OBJECTIVE.
Go through the entries below and collect each line with the string "this" in it.

[BEGIN]

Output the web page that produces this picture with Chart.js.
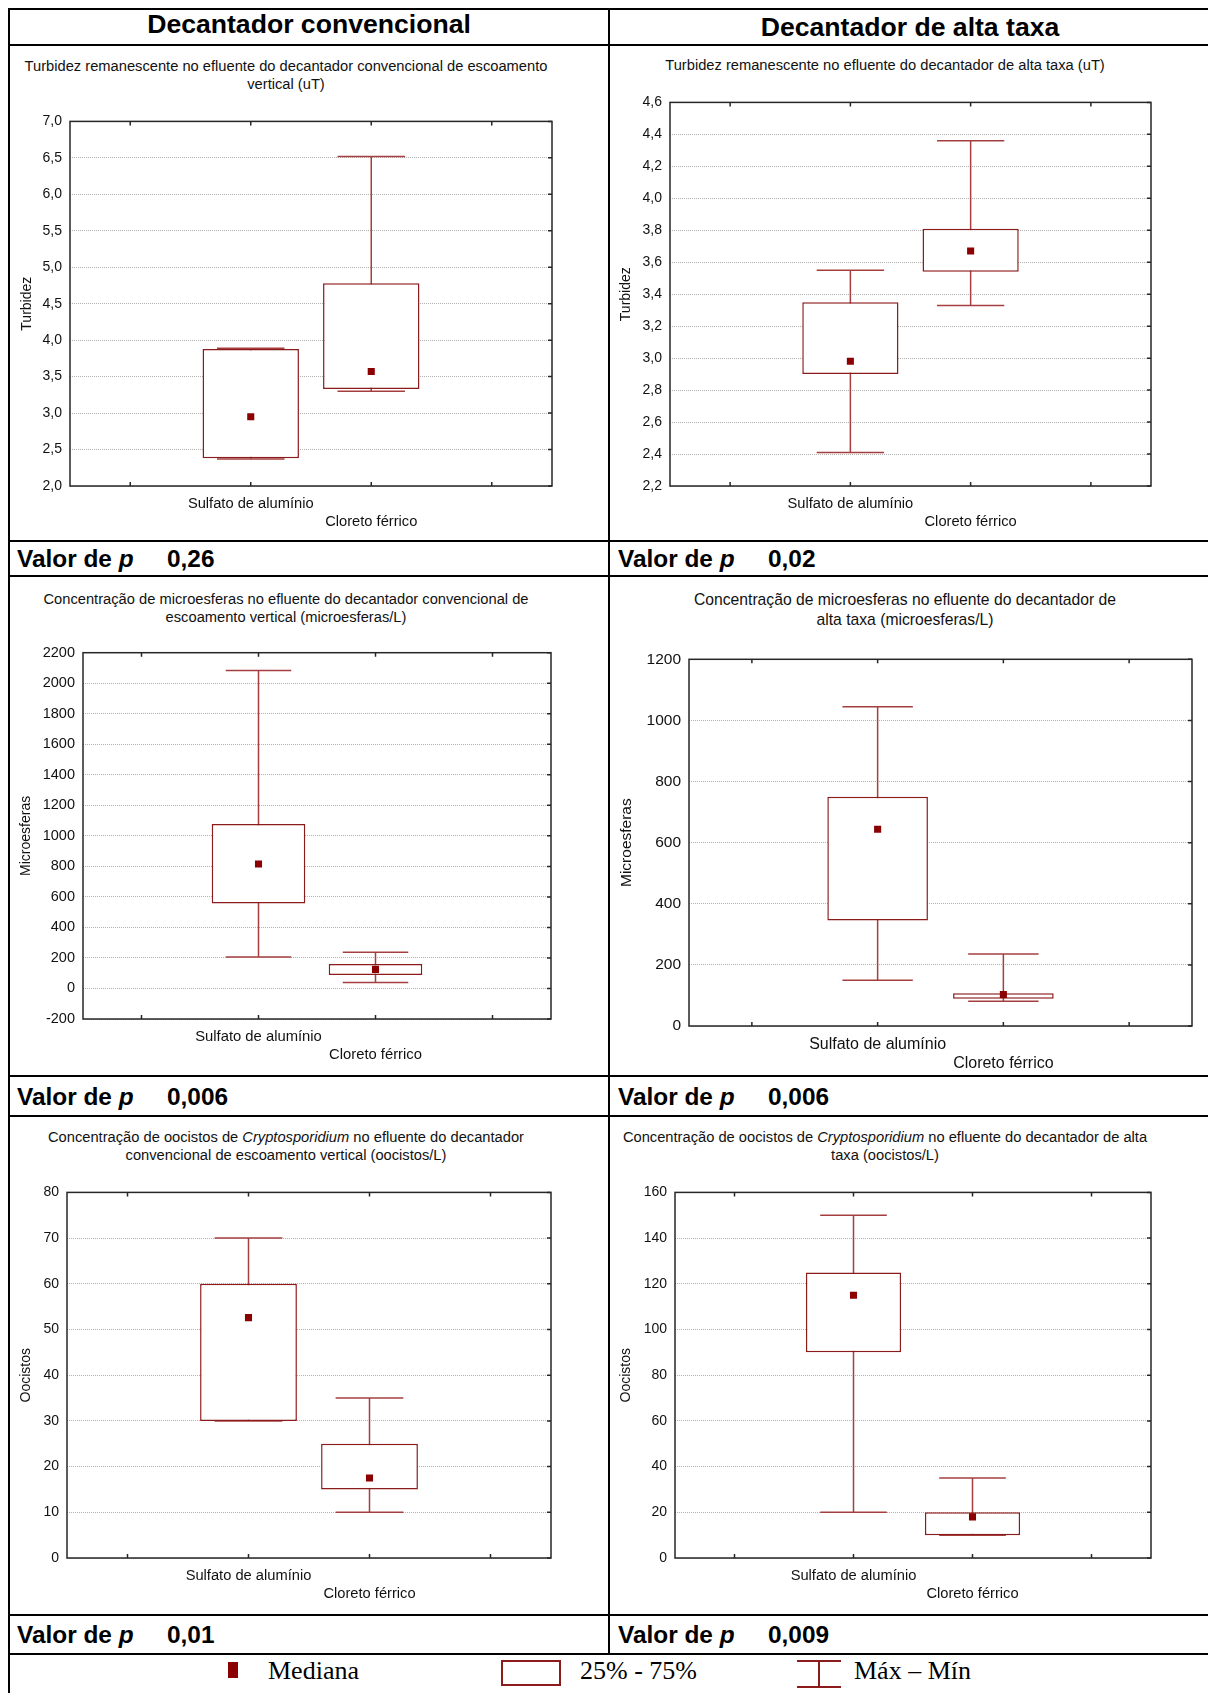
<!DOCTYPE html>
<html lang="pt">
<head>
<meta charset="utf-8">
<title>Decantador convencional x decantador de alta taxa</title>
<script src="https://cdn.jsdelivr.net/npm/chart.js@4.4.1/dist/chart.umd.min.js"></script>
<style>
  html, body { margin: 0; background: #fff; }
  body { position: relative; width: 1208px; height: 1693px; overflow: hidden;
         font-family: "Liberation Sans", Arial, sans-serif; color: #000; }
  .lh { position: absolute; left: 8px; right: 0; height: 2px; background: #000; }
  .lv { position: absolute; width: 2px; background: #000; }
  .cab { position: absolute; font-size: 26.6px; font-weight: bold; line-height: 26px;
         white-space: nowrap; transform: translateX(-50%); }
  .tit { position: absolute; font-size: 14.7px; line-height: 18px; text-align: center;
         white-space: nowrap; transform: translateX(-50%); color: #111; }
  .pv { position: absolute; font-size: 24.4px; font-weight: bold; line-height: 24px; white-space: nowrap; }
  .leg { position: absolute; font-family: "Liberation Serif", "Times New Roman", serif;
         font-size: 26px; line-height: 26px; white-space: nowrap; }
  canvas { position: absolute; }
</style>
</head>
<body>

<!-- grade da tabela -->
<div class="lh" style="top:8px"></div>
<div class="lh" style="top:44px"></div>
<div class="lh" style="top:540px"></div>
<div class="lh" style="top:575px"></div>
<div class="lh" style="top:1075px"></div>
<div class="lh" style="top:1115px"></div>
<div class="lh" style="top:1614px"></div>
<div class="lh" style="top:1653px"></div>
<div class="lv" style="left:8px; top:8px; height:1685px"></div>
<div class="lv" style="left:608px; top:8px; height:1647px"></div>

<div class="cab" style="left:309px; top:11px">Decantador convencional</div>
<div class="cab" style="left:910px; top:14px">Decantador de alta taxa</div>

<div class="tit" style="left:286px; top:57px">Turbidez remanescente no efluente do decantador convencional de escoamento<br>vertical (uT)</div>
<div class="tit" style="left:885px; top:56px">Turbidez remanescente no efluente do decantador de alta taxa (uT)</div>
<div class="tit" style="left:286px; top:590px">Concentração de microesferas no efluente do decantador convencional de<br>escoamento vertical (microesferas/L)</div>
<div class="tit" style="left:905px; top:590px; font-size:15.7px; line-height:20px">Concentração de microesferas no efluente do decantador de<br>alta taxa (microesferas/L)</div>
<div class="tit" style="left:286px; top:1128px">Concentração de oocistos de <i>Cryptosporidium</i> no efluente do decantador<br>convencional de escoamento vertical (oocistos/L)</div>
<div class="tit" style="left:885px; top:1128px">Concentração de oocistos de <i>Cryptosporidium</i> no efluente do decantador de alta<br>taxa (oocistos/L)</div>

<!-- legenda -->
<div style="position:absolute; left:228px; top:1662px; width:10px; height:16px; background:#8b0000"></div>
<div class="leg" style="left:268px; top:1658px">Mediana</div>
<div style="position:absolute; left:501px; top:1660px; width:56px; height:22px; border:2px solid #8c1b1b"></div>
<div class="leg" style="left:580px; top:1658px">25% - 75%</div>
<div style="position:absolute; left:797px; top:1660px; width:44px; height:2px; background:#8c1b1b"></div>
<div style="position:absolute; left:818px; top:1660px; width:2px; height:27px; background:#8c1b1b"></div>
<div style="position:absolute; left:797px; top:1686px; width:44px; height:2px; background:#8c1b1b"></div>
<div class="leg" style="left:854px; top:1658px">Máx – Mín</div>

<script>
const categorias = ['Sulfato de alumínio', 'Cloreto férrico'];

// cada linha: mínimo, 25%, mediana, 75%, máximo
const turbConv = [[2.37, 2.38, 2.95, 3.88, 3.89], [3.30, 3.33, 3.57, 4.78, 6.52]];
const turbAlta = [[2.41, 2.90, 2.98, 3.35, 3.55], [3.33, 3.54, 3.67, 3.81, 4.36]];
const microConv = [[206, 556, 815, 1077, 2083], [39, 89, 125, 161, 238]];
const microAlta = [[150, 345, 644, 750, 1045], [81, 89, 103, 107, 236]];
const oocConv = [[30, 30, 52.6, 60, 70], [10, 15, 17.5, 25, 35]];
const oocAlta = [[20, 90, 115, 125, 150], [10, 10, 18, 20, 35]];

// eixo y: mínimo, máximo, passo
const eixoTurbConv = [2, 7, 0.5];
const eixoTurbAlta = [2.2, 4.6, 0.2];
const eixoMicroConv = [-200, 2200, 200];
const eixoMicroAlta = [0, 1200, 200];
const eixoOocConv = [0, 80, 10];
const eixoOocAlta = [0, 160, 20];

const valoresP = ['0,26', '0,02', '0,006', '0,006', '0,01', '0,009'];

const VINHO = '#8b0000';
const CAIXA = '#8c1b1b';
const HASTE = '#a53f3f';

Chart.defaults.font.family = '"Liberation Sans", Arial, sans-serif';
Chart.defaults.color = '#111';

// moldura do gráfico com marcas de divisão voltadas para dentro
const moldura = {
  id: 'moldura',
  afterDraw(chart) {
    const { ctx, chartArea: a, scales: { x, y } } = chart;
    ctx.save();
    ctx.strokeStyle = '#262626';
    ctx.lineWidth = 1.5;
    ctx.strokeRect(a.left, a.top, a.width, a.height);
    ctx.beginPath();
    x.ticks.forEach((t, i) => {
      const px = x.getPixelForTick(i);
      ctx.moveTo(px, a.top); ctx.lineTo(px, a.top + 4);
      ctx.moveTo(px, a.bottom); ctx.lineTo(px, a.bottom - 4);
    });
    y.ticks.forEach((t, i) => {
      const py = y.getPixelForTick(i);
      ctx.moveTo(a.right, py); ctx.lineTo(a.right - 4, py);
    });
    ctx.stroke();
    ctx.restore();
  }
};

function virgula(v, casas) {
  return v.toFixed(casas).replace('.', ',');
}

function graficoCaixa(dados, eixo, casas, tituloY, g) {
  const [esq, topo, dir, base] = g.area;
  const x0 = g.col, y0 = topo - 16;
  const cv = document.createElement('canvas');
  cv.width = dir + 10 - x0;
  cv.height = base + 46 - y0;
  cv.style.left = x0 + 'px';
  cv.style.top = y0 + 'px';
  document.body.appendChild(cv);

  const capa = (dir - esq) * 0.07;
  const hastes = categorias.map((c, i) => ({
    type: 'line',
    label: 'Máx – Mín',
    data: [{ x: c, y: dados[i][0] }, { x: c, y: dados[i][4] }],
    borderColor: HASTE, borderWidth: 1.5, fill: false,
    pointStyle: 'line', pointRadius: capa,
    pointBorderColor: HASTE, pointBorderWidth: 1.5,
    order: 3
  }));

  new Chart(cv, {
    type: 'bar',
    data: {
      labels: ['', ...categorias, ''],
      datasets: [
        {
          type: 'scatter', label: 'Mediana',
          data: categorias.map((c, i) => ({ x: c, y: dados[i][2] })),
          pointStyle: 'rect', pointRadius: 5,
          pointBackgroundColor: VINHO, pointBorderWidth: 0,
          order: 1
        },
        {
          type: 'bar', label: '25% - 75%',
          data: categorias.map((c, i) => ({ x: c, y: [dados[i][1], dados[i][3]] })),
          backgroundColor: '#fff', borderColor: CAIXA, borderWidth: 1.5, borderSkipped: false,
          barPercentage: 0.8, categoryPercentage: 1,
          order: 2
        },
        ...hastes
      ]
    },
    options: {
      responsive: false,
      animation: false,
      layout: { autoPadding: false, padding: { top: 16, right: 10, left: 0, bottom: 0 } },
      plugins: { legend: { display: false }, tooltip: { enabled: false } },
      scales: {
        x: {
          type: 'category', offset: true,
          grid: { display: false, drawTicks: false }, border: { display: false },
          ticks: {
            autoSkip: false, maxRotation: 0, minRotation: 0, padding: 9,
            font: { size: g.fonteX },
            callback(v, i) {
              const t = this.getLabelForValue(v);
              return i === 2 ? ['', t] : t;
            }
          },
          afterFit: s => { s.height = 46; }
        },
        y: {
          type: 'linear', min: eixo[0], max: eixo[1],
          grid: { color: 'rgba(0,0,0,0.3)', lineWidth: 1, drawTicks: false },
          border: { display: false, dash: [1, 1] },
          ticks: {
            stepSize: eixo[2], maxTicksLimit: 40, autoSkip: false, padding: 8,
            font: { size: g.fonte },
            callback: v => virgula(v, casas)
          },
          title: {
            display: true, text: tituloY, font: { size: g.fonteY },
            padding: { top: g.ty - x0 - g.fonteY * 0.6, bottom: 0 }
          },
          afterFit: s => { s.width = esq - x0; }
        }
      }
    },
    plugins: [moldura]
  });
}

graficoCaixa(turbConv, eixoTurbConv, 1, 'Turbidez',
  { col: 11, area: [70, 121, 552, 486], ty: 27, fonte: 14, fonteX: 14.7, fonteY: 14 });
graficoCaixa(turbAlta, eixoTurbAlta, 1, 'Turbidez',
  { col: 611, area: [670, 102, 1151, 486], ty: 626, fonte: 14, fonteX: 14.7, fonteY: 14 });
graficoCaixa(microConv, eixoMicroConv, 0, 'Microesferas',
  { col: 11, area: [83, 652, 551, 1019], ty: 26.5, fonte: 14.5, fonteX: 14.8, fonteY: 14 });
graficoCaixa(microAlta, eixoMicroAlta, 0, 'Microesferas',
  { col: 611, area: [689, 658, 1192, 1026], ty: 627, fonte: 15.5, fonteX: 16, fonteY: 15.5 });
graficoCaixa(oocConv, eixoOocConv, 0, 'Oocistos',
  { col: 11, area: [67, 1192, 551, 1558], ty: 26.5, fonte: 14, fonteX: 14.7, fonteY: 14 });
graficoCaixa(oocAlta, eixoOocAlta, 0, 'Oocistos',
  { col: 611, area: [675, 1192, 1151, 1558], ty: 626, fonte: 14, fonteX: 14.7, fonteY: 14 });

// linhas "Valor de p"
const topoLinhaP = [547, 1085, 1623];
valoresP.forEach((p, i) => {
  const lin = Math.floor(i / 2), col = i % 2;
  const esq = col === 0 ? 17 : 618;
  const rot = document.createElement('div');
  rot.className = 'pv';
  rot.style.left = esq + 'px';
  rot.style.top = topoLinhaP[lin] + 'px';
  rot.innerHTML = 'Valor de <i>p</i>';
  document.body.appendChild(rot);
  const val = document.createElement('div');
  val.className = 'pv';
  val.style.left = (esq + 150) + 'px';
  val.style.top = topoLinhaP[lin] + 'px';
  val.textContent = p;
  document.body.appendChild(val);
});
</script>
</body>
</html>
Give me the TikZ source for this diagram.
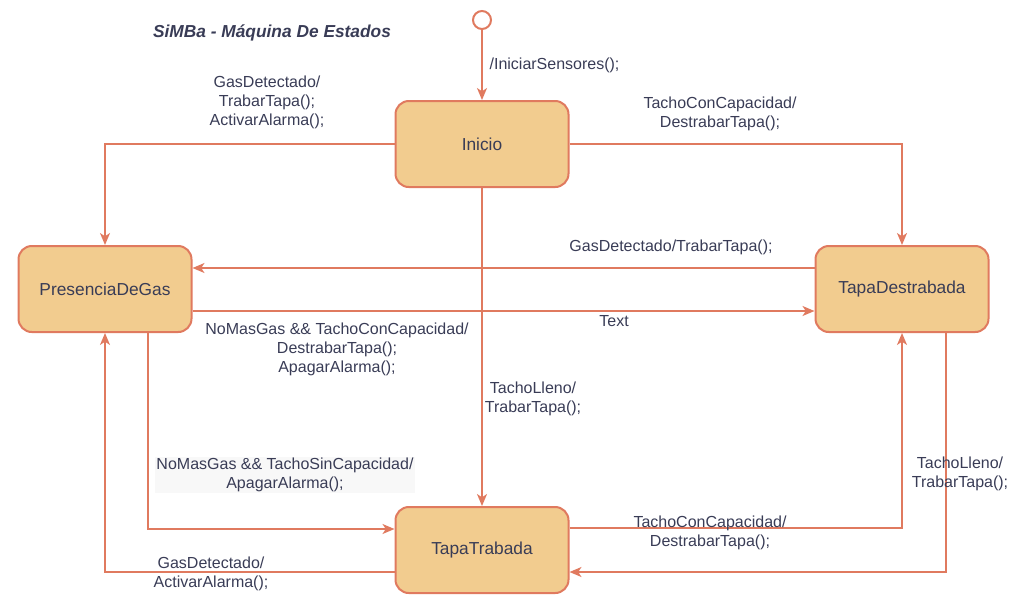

[END]

RESPONSE.
Output the web page that produces this picture with Chart.js.
              const t = this.getLabelForValue(v);
Give me the TikZ source for this diagram.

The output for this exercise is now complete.